■ Data extract ■

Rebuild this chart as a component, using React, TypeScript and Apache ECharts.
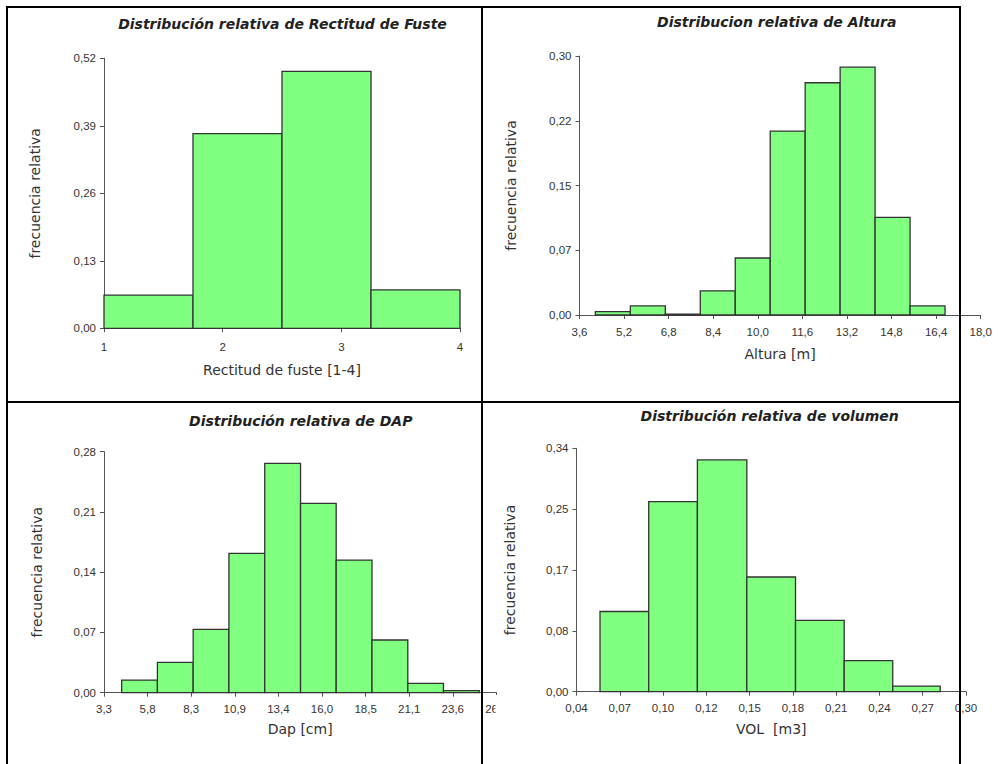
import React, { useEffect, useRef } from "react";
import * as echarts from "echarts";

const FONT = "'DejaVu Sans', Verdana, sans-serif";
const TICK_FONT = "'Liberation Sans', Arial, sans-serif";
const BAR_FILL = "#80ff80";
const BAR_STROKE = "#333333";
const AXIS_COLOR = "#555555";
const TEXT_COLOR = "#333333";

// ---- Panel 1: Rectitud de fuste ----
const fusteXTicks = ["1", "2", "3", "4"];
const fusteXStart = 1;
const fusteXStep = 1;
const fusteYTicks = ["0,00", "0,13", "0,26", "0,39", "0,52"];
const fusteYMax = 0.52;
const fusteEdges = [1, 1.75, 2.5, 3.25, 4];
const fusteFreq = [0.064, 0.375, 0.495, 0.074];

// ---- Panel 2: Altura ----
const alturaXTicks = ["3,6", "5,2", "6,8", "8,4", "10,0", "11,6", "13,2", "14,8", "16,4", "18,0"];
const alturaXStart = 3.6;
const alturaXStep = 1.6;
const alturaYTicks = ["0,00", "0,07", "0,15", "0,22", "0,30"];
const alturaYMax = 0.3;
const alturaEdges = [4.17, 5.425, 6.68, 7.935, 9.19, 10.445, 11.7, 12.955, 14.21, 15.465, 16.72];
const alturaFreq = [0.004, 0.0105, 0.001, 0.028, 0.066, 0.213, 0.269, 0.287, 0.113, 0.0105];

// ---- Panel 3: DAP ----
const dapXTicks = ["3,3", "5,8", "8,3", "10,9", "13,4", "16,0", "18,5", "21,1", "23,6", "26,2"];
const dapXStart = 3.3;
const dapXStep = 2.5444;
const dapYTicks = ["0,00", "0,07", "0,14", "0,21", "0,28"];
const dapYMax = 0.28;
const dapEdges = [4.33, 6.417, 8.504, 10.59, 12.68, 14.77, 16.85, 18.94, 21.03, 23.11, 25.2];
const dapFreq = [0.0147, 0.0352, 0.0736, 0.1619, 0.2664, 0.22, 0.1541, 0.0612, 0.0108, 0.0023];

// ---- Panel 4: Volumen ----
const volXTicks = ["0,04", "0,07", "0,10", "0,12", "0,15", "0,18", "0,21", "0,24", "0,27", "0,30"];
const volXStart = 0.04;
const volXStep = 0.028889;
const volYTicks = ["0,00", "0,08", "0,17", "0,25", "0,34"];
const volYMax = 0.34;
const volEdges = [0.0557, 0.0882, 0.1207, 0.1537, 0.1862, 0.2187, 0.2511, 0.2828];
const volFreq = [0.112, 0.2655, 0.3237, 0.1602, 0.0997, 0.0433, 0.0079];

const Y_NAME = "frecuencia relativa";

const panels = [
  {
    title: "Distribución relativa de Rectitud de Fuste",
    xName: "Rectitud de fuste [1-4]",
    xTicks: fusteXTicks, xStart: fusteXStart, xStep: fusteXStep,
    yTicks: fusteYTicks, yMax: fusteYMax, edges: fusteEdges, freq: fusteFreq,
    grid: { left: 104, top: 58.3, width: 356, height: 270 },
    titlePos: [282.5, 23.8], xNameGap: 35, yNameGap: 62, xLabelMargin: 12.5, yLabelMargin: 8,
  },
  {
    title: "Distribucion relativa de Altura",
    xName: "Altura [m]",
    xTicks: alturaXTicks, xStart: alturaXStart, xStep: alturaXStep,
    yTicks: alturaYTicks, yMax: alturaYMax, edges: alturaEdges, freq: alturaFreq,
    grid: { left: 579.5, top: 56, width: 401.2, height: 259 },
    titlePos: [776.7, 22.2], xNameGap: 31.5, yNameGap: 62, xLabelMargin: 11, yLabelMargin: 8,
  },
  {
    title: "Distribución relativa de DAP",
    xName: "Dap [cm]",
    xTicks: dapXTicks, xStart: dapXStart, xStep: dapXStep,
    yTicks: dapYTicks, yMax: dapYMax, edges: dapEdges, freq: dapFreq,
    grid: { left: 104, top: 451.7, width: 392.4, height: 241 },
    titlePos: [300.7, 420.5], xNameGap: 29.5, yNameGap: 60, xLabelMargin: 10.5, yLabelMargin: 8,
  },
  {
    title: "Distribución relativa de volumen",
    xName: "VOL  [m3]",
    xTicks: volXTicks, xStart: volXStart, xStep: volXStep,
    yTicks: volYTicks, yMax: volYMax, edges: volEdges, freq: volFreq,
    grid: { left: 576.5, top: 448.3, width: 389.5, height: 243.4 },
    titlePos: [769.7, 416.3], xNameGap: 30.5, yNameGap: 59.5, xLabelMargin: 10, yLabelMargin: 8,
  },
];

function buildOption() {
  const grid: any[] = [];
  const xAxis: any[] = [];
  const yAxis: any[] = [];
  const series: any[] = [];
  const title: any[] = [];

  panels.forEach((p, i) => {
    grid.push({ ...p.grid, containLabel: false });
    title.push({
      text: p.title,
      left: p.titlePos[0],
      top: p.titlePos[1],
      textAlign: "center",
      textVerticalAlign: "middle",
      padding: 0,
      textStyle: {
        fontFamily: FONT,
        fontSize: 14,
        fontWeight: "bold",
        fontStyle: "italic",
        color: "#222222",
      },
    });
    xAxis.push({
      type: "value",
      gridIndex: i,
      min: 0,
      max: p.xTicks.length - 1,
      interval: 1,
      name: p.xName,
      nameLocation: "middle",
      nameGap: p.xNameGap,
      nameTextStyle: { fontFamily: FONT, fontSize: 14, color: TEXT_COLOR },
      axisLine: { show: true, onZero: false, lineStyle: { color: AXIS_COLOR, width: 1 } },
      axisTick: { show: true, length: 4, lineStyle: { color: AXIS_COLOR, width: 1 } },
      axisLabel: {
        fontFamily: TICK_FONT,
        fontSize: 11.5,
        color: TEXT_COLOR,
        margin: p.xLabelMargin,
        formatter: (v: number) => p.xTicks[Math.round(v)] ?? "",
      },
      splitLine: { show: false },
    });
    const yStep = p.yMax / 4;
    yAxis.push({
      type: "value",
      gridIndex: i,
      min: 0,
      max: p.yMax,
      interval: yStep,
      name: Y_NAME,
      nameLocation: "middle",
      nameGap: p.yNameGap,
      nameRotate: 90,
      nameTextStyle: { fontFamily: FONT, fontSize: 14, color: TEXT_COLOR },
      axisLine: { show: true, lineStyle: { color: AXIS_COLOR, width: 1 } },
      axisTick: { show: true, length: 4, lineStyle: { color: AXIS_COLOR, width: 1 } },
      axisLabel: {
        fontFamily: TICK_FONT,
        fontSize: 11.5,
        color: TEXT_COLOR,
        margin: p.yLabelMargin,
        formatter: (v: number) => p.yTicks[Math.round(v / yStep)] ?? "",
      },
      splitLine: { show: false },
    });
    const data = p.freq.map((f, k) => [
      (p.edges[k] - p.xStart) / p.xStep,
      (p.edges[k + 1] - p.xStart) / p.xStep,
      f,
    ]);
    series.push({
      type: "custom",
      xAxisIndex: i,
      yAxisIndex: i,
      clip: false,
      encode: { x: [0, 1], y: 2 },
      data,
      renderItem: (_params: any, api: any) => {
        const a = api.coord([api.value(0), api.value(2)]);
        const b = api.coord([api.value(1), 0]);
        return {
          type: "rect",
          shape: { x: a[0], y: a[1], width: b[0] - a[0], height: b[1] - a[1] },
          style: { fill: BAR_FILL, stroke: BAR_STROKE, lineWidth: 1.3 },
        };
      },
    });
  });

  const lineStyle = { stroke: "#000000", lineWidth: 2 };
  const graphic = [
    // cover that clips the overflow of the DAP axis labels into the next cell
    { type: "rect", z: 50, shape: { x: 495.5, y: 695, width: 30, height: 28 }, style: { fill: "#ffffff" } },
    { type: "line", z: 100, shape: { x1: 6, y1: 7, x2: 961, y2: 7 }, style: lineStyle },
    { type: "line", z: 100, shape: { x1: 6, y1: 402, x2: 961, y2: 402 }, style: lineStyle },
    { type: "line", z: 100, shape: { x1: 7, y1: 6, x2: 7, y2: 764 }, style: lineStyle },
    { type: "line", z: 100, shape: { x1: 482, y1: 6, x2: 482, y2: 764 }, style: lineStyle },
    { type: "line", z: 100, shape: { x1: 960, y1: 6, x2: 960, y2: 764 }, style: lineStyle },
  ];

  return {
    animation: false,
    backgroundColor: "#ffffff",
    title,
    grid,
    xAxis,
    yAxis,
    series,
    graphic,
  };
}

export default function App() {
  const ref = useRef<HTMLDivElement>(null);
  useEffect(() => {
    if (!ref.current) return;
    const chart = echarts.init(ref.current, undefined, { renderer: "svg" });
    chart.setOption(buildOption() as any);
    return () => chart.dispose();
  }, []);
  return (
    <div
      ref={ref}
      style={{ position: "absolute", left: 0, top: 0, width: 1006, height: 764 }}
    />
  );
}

■ Written problem ■
Exactly restate the lines from the beginning of the data through the line with "0.287, 0.113, 0.0105];", and no others, keeping pictures out.

■ Complete output ■
Rebuild this chart as a component, using React, TypeScript and Apache ECharts.
import React, { useEffect, useRef } from "react";
import * as echarts from "echarts";

const FONT = "'DejaVu Sans', Verdana, sans-serif";
const TICK_FONT = "'Liberation Sans', Arial, sans-serif";
const BAR_FILL = "#80ff80";
const BAR_STROKE = "#333333";
const AXIS_COLOR = "#555555";
const TEXT_COLOR = "#333333";

// ---- Panel 1: Rectitud de fuste ----
const fusteXTicks = ["1", "2", "3", "4"];
const fusteXStart = 1;
const fusteXStep = 1;
const fusteYTicks = ["0,00", "0,13", "0,26", "0,39", "0,52"];
const fusteYMax = 0.52;
const fusteEdges = [1, 1.75, 2.5, 3.25, 4];
const fusteFreq = [0.064, 0.375, 0.495, 0.074];

// ---- Panel 2: Altura ----
const alturaXTicks = ["3,6", "5,2", "6,8", "8,4", "10,0", "11,6", "13,2", "14,8", "16,4", "18,0"];
const alturaXStart = 3.6;
const alturaXStep = 1.6;
const alturaYTicks = ["0,00", "0,07", "0,15", "0,22", "0,30"];
const alturaYMax = 0.3;
const alturaEdges = [4.17, 5.425, 6.68, 7.935, 9.19, 10.445, 11.7, 12.955, 14.21, 15.465, 16.72];
const alturaFreq = [0.004, 0.0105, 0.001, 0.028, 0.066, 0.213, 0.269, 0.287, 0.113, 0.0105];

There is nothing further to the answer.